Здесь, конечно, нас ждет старое возражение: в конце концов «М. Баттерфляй» же предлагает нам трагикомическую путаницу мужских фантазий о женщинах, а не истинные отношения с женщиной? Все действие фильма происходит среди мужчин. Гротескная невероятность сюжета одновременно и маскирует, и подчеркивает, что мы имеем дело с гомосексуальной любовью к трансвеститу, разве нет? Кинокартина попросту нечестна – и отказывается признаваться в этом. Это «прояснение», впрочем, никак не проливает свет на подлинную тайну «М. Баттерфляй» (и «Жестокой игры»): как может безнадежная любовь между героем и его партнером, мужчиной, облаченным в женский наряд, воплотить представление о разнополой любви «достовернее» «нормальных» отношения с женщиной?
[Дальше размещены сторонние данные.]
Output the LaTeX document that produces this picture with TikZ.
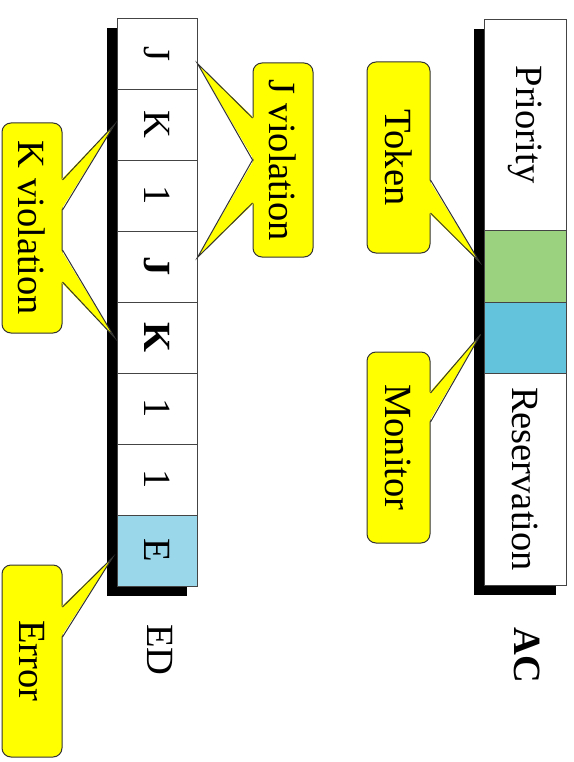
\documentclass[tikz,border=0pt]{standalone}
\usepackage{fontspec}
\setmainfont{Liberation Serif}
\usepackage{xcolor}
\usepackage{tikz}
\usetikzlibrary{calc}
\definecolor{C_TOK} {HTML}{9BD280}
\definecolor{C_MON} {HTML}{64C3DC}
\definecolor{C_ERR} {HTML}{9BD7EB}
\definecolor{C_CALL}{HTML}{FFFF00}
\definecolor{C_EDGE}{HTML}{444444}
\tikzset{
  %% -- frame cell, text runs top to bottom --
  col/cell/.style={
    draw=C_EDGE, line width=0.9pt, fill=white, rotate=-90, inner sep=0pt,
    font=\fontsize{38.5pt}{40pt}\selectfont
  },
  %% -- drop shadow behind a frame --
  col/shadow/.style={fill=black},
  %% -- yellow callout box --
  call/box/.style={
    draw=black!80, line width=1pt, fill=C_CALL, rounded corners=9pt, rotate=-90,
    inner sep=0pt, font=\fontsize{38.5pt}{40pt}\selectfont
  },
  %% -- callout pointer (fill hides the box edge at the base) --
  call/fill/.style={fill=C_CALL},
  call/edge/.style={draw=black!80, line width=1pt, line join=miter},
  %% -- frame name under a column --
  tag/lbl/.style={rotate=-90, font=\fontsize{38.5pt}{40pt}\selectfont},
}

\begin{document}
\begin{tikzpicture}[x=1pt, y=-1pt]
\useasboundingbox (0,0) rectangle (573,762);

%% ── Column x-positions ───────────────────────────────────────
\pgfmathsetmacro{\xED}{157}   % ED frame
\pgfmathsetmacro{\xAC}{525}   % AC frame

%% ── Shadows ──────────────────────────────────────────────────
\fill[col/shadow] (\xED-50,28) rectangle (\xED+30,596);
\fill[col/shadow] (\xAC-51,29) rectangle (\xAC+31,595);

%% ── AC frame ─────────────────────────────────────────────────
\node[col/cell, minimum width=211pt, minimum height=82pt] (acP) at (\xAC,124.5)
  {Priority};
\node[col/cell, fill=C_TOK, minimum width=72pt, minimum height=82pt] (acT) at (\xAC,266)
  {};
\node[col/cell, fill=C_MON, minimum width=71pt, minimum height=82pt] (acM) at (\xAC,337.5)
  {};
\node[col/cell, minimum width=212pt, minimum height=82pt] (acR) at (\xAC,479)
  {Reservation};

%% ── ED frame ─────────────────────────────────────────────────
\node[col/cell, minimum width=71pt, minimum height=80pt] (ed1) at (\xED,53.5)  {J};
\node[col/cell, minimum width=71pt, minimum height=80pt] (ed2) at (\xED,124.5) {K};
\node[col/cell, minimum width=71pt, minimum height=80pt] (ed3) at (\xED,195.5) {1};
\node[col/cell, minimum width=71pt, minimum height=80pt] (ed4) at (\xED,266.5) {\textbf{J}};
\node[col/cell, minimum width=71pt, minimum height=80pt] (ed5) at (\xED,337.5) {\textbf{K}};
\node[col/cell, minimum width=71pt, minimum height=80pt] (ed6) at (\xED,408.5) {1};
\node[col/cell, minimum width=71pt, minimum height=80pt] (ed7) at (\xED,479.5) {1};
\node[col/cell, fill=C_ERR, minimum width=71pt, minimum height=80pt] (ed8) at (\xED,550.5) {E};

%% ── Frame names ──────────────────────────────────────────────
\node[tag/lbl] (acLbl) at (527,655) {\textbf{AC}};
\node[tag/lbl] (edLbl) at (160,650) {ED};

%% ── Callout: Token ───────────────────────────────────────────
\node[call/box, minimum width=191pt, minimum height=63pt] (tok) at (398.5,157.5)
  {Token};
\coordinate (tokTip) at ($(acT.south)+(-4,-4)$);
\fill[call/fill] ($(tok.north)+(-1.5,22.5)$) -- (tokTip) -- ($(tok.north)+(-1.5,55.5)$) -- cycle;
\draw[call/edge] ($(tok.north)+(0,22.5)$) -- (tokTip) -- ($(tok.north)+(0,55.5)$);

%% ── Callout: Monitor ─────────────────────────────────────────
\node[call/box, minimum width=191pt, minimum height=63pt] (mon) at (398.5,447.5)
  {Monitor};
\coordinate (monTip) at ($(acM.south)+(-3,-3)$);
\fill[call/fill] ($(mon.north)+(-1.5,-54.5)$) -- (monTip) -- ($(mon.north)+(-1.5,-25.5)$) -- cycle;
\draw[call/edge] ($(mon.north)+(0,-54.5)$) -- (monTip) -- ($(mon.north)+(0,-25.5)$);

%% ── Callout: J violation (two pointers) ─────────────────────
\node[call/box, minimum width=194pt, minimum height=60pt] (jv) at (283,160)
  {J violation};
\coordinate (jvTipA) at ($(ed1.north)+(0,10)$);
\coordinate (jvTipB) at ($(ed4.north)+(0,-9)$);
\fill[call/fill] ($(jv.south)+(1.5,-42)$) -- (jvTipA) -- ($(jv.south)+(1.5,0)$)
  -- (jvTipB) -- ($(jv.south)+(1.5,43)$) -- cycle;
\draw[call/edge] ($(jv.south)+(0,-42)$) -- (jvTipA) -- (jv.south)
  -- (jvTipB) -- ($(jv.south)+(0,43)$);

%% ── Callout: K violation (two pointers) ─────────────────────
\node[call/box, minimum width=210pt, minimum height=60pt] (kv) at (32,228)
  {K violation};
\coordinate (kvTipA) at ($(ed2.south)+(-2,0)$);
\coordinate (kvTipB) at ($(ed5.south)+(-2,0)$);
\fill[call/fill] ($(kv.north)+(-1.5,-48)$) -- (kvTipA) -- ($(kv.north)+(-1.5,-18)$) -- cycle;
\fill[call/fill] ($(kv.north)+(-1.5,22)$) -- (kvTipB) -- ($(kv.north)+(-1.5,54)$) -- cycle;
\draw[call/edge] ($(kv.north)+(0,-48)$) -- (kvTipA) -- ($(kv.north)+(0,-18)$);
\draw[call/edge] ($(kv.north)+(0,22)$) -- (kvTipB) -- ($(kv.north)+(0,54)$);

%% ── Callout: Error ───────────────────────────────────────────
\node[call/box, minimum width=192pt, minimum height=60pt] (err) at (32,661)
  {Error};
\coordinate (errTip) at ($(ed8.south)+(-4,7)$);
\fill[call/fill] ($(err.north)+(-1.5,-54)$) -- (errTip) -- ($(err.north)+(-1.5,-24)$) -- cycle;
\draw[call/edge] ($(err.north)+(0,-54)$) -- (errTip) -- ($(err.north)+(0,-24)$);

\end{tikzpicture}
\end{document}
Как же нам истолковать подобную живучесть матрицы куртуазной любви? Она говорит о некоем тупике современного феминизма. Что правда, то правда: куртуазный образ мужчины, служащего своей Даме, – притворство, скрывающее действительность мужской власти; правда и то, что театр мазохиста – частные mise en scéne[209], созданные ради расплаты за вину, возникающую из-за общественной власти мужчины; возвышение женщины до эфирного объекта любви равносильно ее низведению до пассивной материи или ширмы для нарциссических проекций мужского идеала «я» – тоже правда. Сам Лакан подчеркивает, что в эпоху куртуазной любви действительное общественное положение женщин как объектов обмена в мужских властных играх было, вероятно, нижайшим. Однако именно это притворство мужчины, обслуживающего свою Даму, питает у женщин воображаемую субстанцию их личности, чьи следствия вполне действительны: это обеспечивает их всеми необходимыми чертами, из которых состоит так называемая «женственность», и определяет женщину не как она есть для себя самой в своем jouissance féminine, но как она соотносится с собой в связи с ее (потенциальными) отношениями с мужчиной, как объект его желаний. Из этой конструкции воображения возникает отклик, близкий к панике, – не только у мужчин, но у многих женщин, – на феминизм, который стремится отнять у женщины саму ее «женственность». Противостоя «патриархальному давлению», женщины одновременно подрывают поддержку их же образа «женственности» в воображении.